Типологически данная сцена репрезентирует мотив «любви на кладбище», известный по таким примерам, как история Пирама и Фисбы (свидание у гробницы), анекдот Петрония о вдове из Эфеса (любовь в склепе), многие новеллы Возрождения (одна из которых послужила основой для шекспировских «Ромео и Джульетты»), некоторые сюжеты Пушкина («Каменный гость»: ухаживание на кладбище, любовная сцена у трупа; «Пир во время чумы» и др.) 96 . Вносимый этим мотивом философский резонанс углубляет смысловые оппозиции, заданные в чеховском рассказе. Правда, любовный элемент здесь фактически не реализуется, возникая лишь в воображении героя. Но такова уж специфика сюжетной линии Старцева, в которой, как мы увидим ниже, и другие архетипические мотивы, касающиеся любви, получают неблагоприятный для героя оборот.

96

Из более поздних примеров отметим эротические сцены на могилах в «Черном обелиске» Э. – М. Ремарка.

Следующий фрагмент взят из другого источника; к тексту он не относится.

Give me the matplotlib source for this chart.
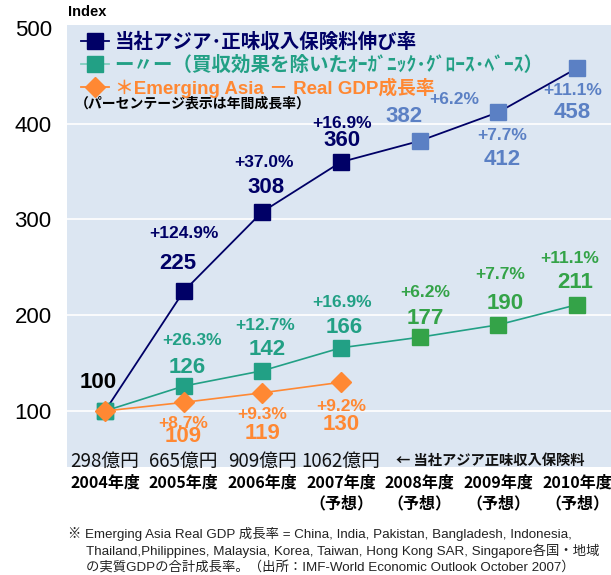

Заключительная часть главы, посвященная успокоению, не содержит явных указаний на разочарование – оно в полной мере выражено в конце суперглавы 2–3, в данной же точке сюжета герой еще далек от того, чтобы признать свое поражение («он не ожидал отказа» будет сказано в главе 3). Налицо лишь усталость, которая может рассматриваться как предвестие будущих фрустраций. Наслаждение, с каким доктор садится в коляску, и характерная фраза «Ох, не надо бы полнеть!» также предвосхищают его дальнейшую эволюцию – утрату романтических интересов, ожирение, переход к элементарно-физиологическим формам joie de vivre (ср. «в винт играл каждый вечер с наслаждением», «еще больше пополнел» и проч.). Отметим театральную виньетку («и точно опустился занавес, луна ушла под облака…») при переходе от патетики к финальному успокоению.